Tuesday, July 15, 2014

Is appointorship an asset?



As set out in earlier posts, and with thanks to the Television Education Network, today’s post addresses the issue of ‘Is appointorship an asset?’ If you would like a link to the video please email me.

As usual, a transcript of the presentation for those that cannot (or choose not to) view the presentation is below –

Whether the appointor role is an asset on the holder’s bankruptcy is probably one of the most contentious issues to have arisen in recent years. Certainly, the feeling amongst lawyers that act on behalf of trustees in bankruptcy or creditors is that absolutely the role is a potential asset.

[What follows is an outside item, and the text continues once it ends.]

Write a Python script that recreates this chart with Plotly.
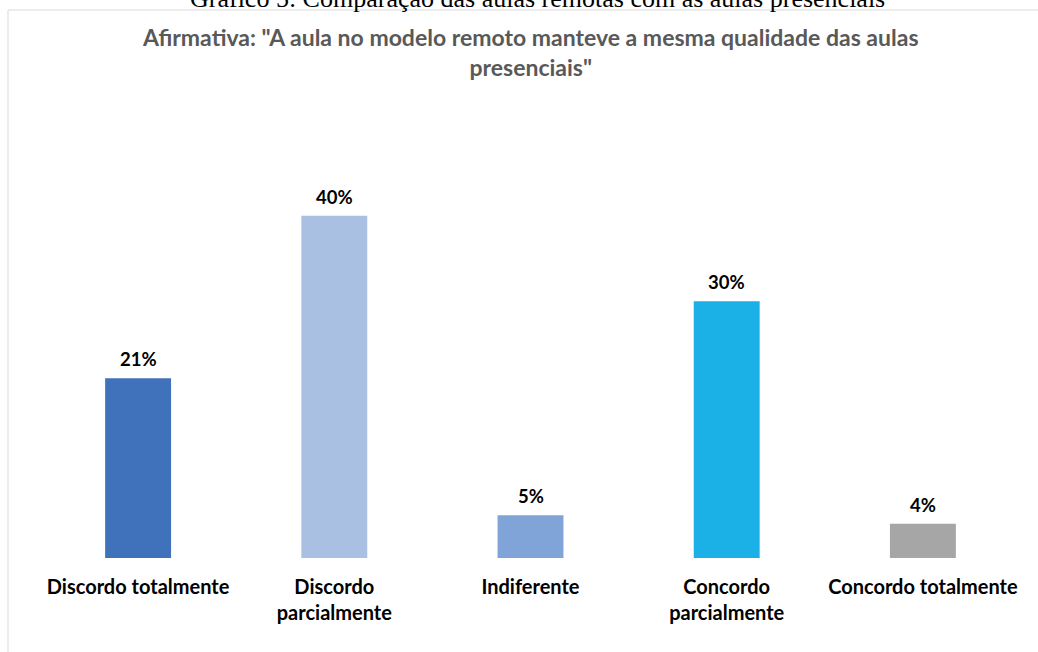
import plotly.graph_objects as go

categories = ["Discordo totalmente", "Discordo<br>parcialmente", "Indiferente",
              "Concordo<br>parcialmente", "Concordo totalmente"]
values = [0.21, 0.40, 0.05, 0.30, 0.04]
labels = ["21%", "40%", "5%", "30%", "4%"]
colors = ["#3F72BA", "#A9C0E2", "#81A4D8", "#1BB0E6", "#A6A6A6"]

FONT = "Lato"

fig = go.Figure(go.Bar(
    x=categories, y=values, marker_color=colors, marker_line_width=0,
    hoverinfo="skip",
))

annotations = [
    dict(x=c, y=v, xref="x", yref="y", text=f"<b>{t}</b>", showarrow=False,
         xanchor="center", yanchor="middle", yshift=19,
         font=dict(family=FONT, size=18.5, color="#000000"))
    for c, v, t in zip(categories, values, labels)
]
annotations += [
    dict(text='<b>Afirmativa: "A aula no modelo remoto manteve a mesma qualidade das aulas<br>presenciais"</b>',
         xref="paper", yref="paper", x=(530 - 40) / 981, y=(558 - 52) / 385,
         xanchor="center", yanchor="middle", showarrow=False,
         font=dict(family=FONT, size=23, color="#595959")),
    dict(text="Gráfico 5: Comparação das aulas remotas com as aulas presenciais",
         xref="paper", yref="paper", x=(537 - 40) / 981, y=(558 + 1.3) / 385,
         xanchor="center", yanchor="middle", showarrow=False,
         font=dict(family="Liberation Serif", size=26, color="#000000")),
]

fig.update_layout(
    width=1038, height=652,
    margin=dict(l=40, r=17, t=173, b=94),
    paper_bgcolor="white", plot_bgcolor="white",
    bargap=0.664, showlegend=False,
    xaxis=dict(showline=False, ticks="", showgrid=False,
               tickfont=dict(family=FONT, size=20, color="#000000", weight="bold"),
               ticklabelstandoff=15),
    yaxis=dict(range=[0, 0.45], visible=False),
    annotations=annotations,
    shapes=[
        dict(type="path", xref="paper", yref="paper",
             path=f"M {(8-40)/981} {(558-700)/385} L {(8-40)/981} {(558-10)/385} L {(1100-40)/981} {(558-10)/385}",
             line=dict(color="#D9D9D9", width=1)),
    ],
)

fig.write_html("out.html")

If it is an asset, then it forms part of the bankrupts’ estate. The reality however when you actually look at the decisions that have been handed down is the exact opposite. So in other words, the role of an appointor is a personal role, akin to a directorship. Therefore, that’s not an asset that can be handed onto creditors.

Having said this, the issue does not seem to be going away and the conservative view would be that you would try, when setting up this type of structure, to ensure that you do one of a myriad of things.

So for example, making sure that if there is an at risk person that is needing to fulfil the role of appointor or principal, that they don’t fulfil that role individually and solely, that ideally there's some other person acting with them.

Secondly, the way in which the role is structured, it's embedded under the trust instrument, whether it be a family trust or a testamentary discretionary trust, the appointor is automatically disqualified in the event of committing an act of bankruptcy.